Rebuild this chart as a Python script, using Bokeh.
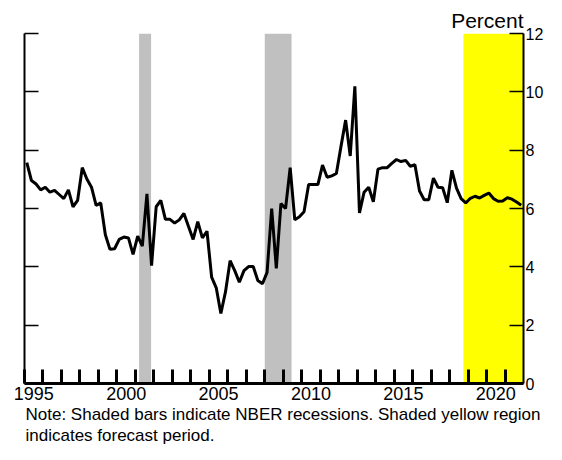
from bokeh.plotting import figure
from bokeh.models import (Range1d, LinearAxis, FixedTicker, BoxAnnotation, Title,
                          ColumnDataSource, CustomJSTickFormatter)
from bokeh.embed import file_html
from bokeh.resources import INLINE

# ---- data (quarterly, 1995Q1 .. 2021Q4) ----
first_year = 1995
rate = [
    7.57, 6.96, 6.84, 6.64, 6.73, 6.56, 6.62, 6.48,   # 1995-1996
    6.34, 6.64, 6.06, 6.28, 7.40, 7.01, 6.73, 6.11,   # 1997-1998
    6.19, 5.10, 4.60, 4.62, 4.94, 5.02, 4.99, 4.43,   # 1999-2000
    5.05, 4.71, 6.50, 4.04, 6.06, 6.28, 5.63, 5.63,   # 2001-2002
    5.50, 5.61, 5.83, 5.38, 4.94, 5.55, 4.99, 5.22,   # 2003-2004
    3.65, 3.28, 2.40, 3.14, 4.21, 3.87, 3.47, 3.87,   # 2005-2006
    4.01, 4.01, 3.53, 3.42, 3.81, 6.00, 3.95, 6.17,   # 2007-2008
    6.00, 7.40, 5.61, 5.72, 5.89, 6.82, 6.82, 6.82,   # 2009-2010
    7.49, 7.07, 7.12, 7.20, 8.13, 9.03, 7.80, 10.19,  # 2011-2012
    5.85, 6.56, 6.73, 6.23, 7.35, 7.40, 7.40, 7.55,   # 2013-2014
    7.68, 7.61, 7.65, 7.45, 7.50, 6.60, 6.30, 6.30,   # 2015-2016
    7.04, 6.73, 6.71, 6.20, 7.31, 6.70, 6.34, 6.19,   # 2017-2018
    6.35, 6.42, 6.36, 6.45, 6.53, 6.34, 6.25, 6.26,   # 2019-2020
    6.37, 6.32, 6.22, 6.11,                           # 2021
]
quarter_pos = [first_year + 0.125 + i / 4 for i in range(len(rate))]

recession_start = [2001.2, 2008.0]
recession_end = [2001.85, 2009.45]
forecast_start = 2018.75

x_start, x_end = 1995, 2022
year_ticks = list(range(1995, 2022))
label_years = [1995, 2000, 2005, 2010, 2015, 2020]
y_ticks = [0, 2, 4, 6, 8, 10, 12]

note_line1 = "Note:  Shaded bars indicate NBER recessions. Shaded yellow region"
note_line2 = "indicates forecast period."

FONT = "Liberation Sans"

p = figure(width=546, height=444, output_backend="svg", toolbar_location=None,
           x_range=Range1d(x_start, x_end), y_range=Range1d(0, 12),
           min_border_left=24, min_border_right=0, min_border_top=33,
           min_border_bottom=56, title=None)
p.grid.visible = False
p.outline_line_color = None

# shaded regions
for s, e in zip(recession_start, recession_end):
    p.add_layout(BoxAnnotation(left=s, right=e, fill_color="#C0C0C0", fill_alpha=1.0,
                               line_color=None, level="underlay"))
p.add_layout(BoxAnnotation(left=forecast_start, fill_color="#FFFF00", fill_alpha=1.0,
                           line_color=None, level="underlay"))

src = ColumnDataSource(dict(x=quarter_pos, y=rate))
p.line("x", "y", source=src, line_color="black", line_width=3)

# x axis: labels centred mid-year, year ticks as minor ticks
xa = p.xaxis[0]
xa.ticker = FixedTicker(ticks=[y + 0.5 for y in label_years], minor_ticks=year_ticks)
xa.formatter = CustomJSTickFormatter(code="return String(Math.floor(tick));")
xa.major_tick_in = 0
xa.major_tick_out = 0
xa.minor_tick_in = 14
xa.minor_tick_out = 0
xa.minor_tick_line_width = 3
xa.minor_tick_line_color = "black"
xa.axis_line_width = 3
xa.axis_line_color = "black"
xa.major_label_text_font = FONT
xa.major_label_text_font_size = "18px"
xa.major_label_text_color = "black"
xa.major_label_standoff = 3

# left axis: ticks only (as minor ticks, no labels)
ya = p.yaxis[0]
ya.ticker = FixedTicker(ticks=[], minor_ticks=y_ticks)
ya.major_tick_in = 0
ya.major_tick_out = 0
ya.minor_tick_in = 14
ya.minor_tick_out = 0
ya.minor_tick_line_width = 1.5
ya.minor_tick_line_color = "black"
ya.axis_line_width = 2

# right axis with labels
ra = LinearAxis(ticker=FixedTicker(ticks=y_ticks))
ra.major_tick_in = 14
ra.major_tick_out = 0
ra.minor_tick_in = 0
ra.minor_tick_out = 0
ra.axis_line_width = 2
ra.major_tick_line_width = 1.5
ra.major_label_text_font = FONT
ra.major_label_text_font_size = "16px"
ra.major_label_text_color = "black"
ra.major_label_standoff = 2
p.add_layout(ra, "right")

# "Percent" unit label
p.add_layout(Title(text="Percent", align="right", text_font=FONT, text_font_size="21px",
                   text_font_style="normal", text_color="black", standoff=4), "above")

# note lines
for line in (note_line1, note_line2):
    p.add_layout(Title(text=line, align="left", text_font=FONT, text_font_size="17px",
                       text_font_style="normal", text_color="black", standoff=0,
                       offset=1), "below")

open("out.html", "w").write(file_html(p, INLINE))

· · ·

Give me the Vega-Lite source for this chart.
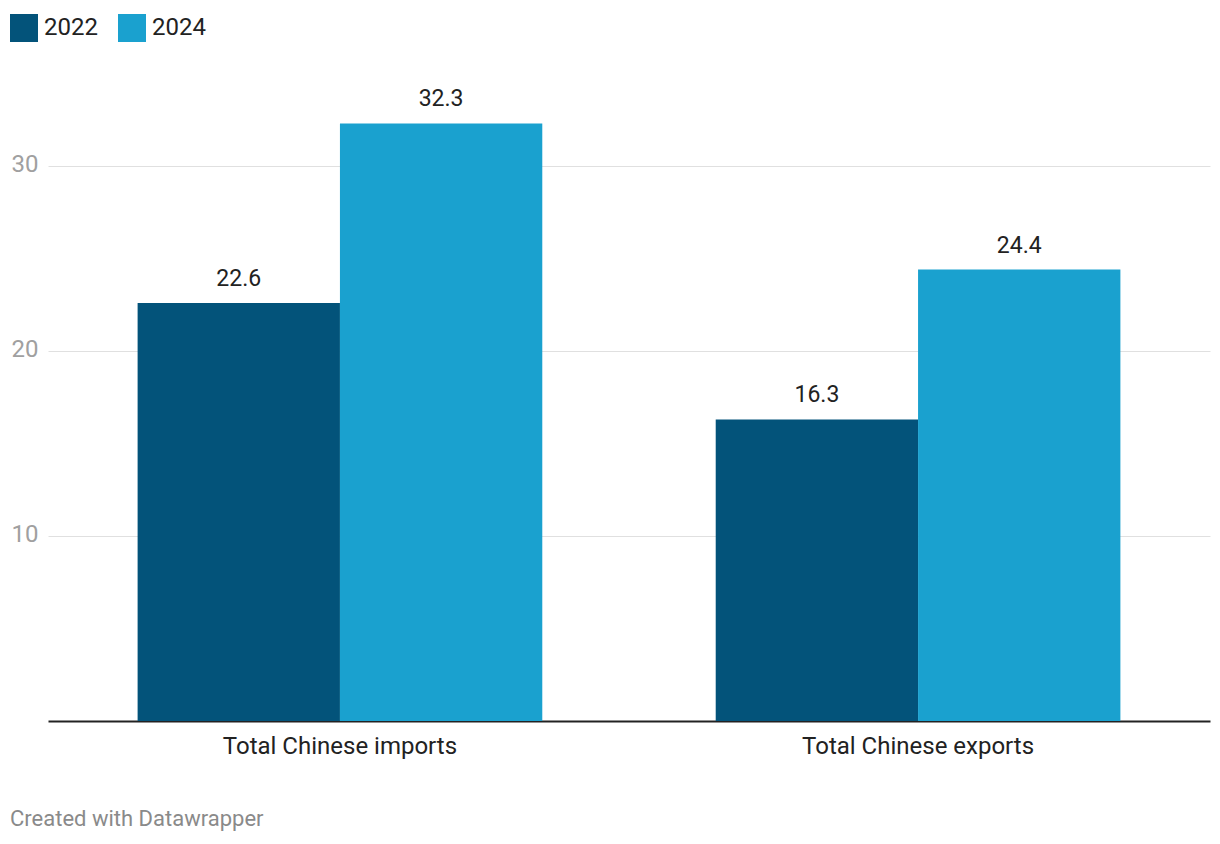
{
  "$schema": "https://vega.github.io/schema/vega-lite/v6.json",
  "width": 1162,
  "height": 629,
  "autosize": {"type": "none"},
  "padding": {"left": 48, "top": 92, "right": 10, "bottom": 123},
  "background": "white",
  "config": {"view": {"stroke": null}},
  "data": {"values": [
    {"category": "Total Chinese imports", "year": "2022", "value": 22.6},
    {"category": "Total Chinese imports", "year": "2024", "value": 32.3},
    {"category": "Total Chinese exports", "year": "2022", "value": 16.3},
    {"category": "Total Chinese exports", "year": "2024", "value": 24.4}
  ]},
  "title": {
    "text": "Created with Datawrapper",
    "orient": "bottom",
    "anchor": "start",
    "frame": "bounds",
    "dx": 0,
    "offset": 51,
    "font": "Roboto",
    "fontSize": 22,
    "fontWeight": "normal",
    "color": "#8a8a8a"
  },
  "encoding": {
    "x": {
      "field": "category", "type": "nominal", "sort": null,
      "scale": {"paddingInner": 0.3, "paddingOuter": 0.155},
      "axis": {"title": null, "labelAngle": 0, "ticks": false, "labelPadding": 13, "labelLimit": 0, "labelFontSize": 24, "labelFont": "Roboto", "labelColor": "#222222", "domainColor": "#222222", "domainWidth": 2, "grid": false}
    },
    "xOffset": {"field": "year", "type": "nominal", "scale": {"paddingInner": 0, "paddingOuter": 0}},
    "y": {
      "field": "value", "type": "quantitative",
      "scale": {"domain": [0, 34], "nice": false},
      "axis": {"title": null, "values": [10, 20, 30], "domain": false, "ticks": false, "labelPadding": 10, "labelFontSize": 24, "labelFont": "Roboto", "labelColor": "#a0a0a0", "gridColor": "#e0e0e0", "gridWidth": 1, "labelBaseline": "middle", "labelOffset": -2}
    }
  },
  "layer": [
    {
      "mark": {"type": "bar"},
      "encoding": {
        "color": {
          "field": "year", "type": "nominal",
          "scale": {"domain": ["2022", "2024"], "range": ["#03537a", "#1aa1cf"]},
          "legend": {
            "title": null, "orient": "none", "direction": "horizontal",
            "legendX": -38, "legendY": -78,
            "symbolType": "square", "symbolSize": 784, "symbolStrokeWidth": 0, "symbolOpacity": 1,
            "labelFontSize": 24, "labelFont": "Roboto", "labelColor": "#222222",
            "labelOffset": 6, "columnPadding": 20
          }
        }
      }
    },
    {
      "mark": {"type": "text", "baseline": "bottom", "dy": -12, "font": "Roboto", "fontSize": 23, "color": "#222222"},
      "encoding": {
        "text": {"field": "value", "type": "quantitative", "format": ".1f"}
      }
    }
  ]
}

· · ·

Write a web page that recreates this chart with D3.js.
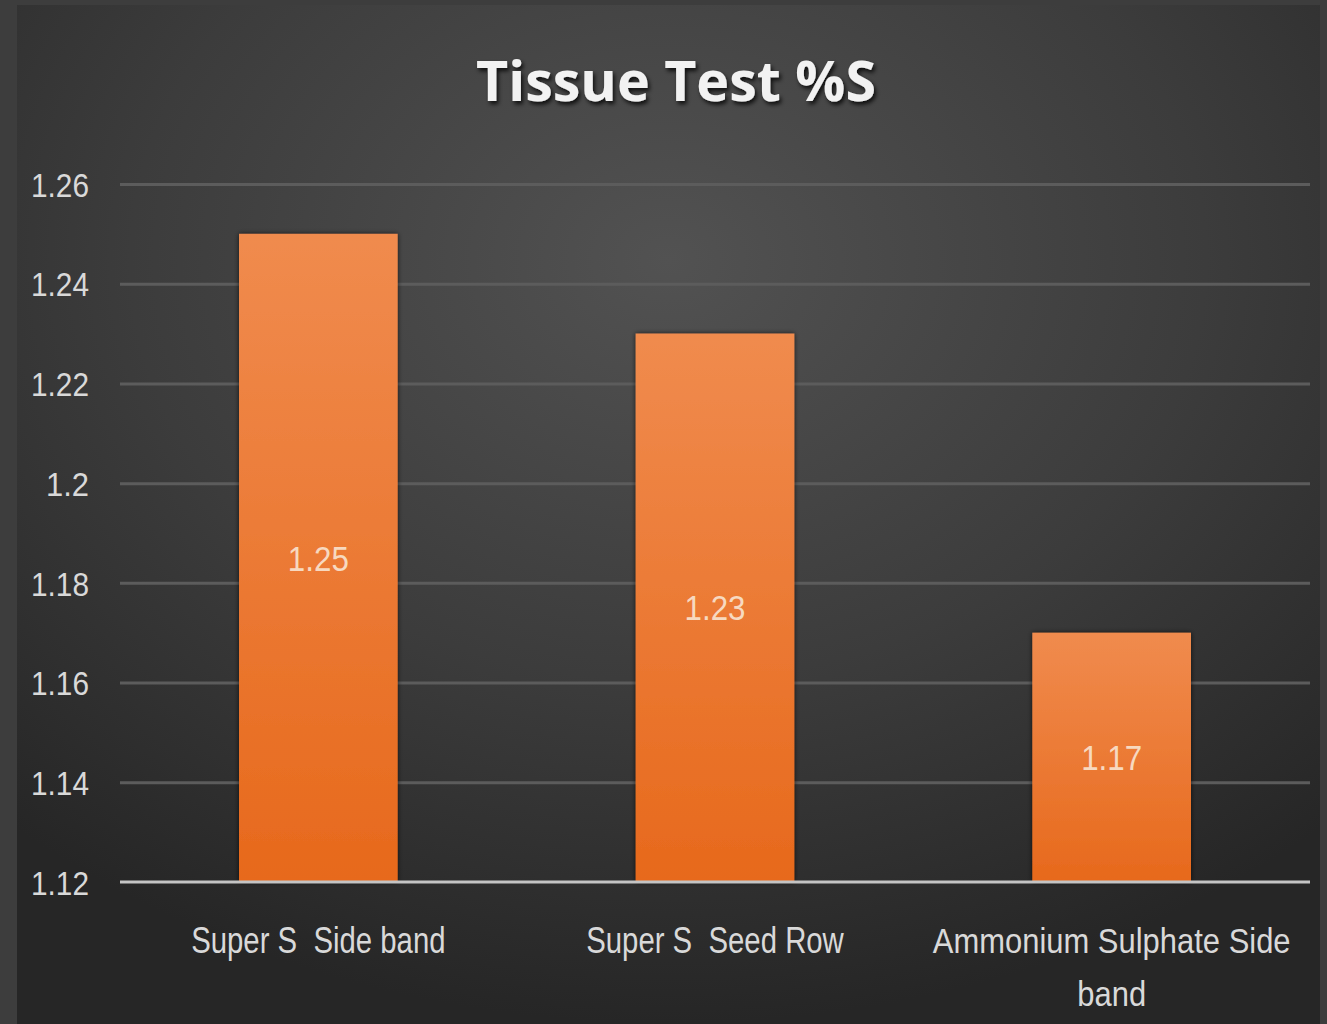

· · ·

» Task requirements
Leaving out all pictures, set down exactly the lines of the material above, from the line with "Rebuild this chart" to the line with "p.outline_line_color = None" inclusive, and no others.

» Solved problem
Rebuild this chart as a Python script, using Bokeh.
from bokeh.plotting import figure
from bokeh.models import (Range1d, LinearAxis, FixedTicker, BoxAnnotation, Title,
                          ColumnDataSource, CustomJSTickFormatter)
from bokeh.embed import file_html
from bokeh.resources import INLINE

# ---- data (quarterly, 1995Q1 .. 2021Q4) ----
first_year = 1995
rate = [
    7.57, 6.96, 6.84, 6.64, 6.73, 6.56, 6.62, 6.48,   # 1995-1996
    6.34, 6.64, 6.06, 6.28, 7.40, 7.01, 6.73, 6.11,   # 1997-1998
    6.19, 5.10, 4.60, 4.62, 4.94, 5.02, 4.99, 4.43,   # 1999-2000
    5.05, 4.71, 6.50, 4.04, 6.06, 6.28, 5.63, 5.63,   # 2001-2002
    5.50, 5.61, 5.83, 5.38, 4.94, 5.55, 4.99, 5.22,   # 2003-2004
    3.65, 3.28, 2.40, 3.14, 4.21, 3.87, 3.47, 3.87,   # 2005-2006
    4.01, 4.01, 3.53, 3.42, 3.81, 6.00, 3.95, 6.17,   # 2007-2008
    6.00, 7.40, 5.61, 5.72, 5.89, 6.82, 6.82, 6.82,   # 2009-2010
    7.49, 7.07, 7.12, 7.20, 8.13, 9.03, 7.80, 10.19,  # 2011-2012
    5.85, 6.56, 6.73, 6.23, 7.35, 7.40, 7.40, 7.55,   # 2013-2014
    7.68, 7.61, 7.65, 7.45, 7.50, 6.60, 6.30, 6.30,   # 2015-2016
    7.04, 6.73, 6.71, 6.20, 7.31, 6.70, 6.34, 6.19,   # 2017-2018
    6.35, 6.42, 6.36, 6.45, 6.53, 6.34, 6.25, 6.26,   # 2019-2020
    6.37, 6.32, 6.22, 6.11,                           # 2021
]
quarter_pos = [first_year + 0.125 + i / 4 for i in range(len(rate))]

recession_start = [2001.2, 2008.0]
recession_end = [2001.85, 2009.45]
forecast_start = 2018.75

x_start, x_end = 1995, 2022
year_ticks = list(range(1995, 2022))
label_years = [1995, 2000, 2005, 2010, 2015, 2020]
y_ticks = [0, 2, 4, 6, 8, 10, 12]

note_line1 = "Note:  Shaded bars indicate NBER recessions. Shaded yellow region"
note_line2 = "indicates forecast period."

FONT = "Liberation Sans"

p = figure(width=546, height=444, output_backend="svg", toolbar_location=None,
           x_range=Range1d(x_start, x_end), y_range=Range1d(0, 12),
           min_border_left=24, min_border_right=0, min_border_top=33,
           min_border_bottom=56, title=None)
p.grid.visible = False
p.outline_line_color = None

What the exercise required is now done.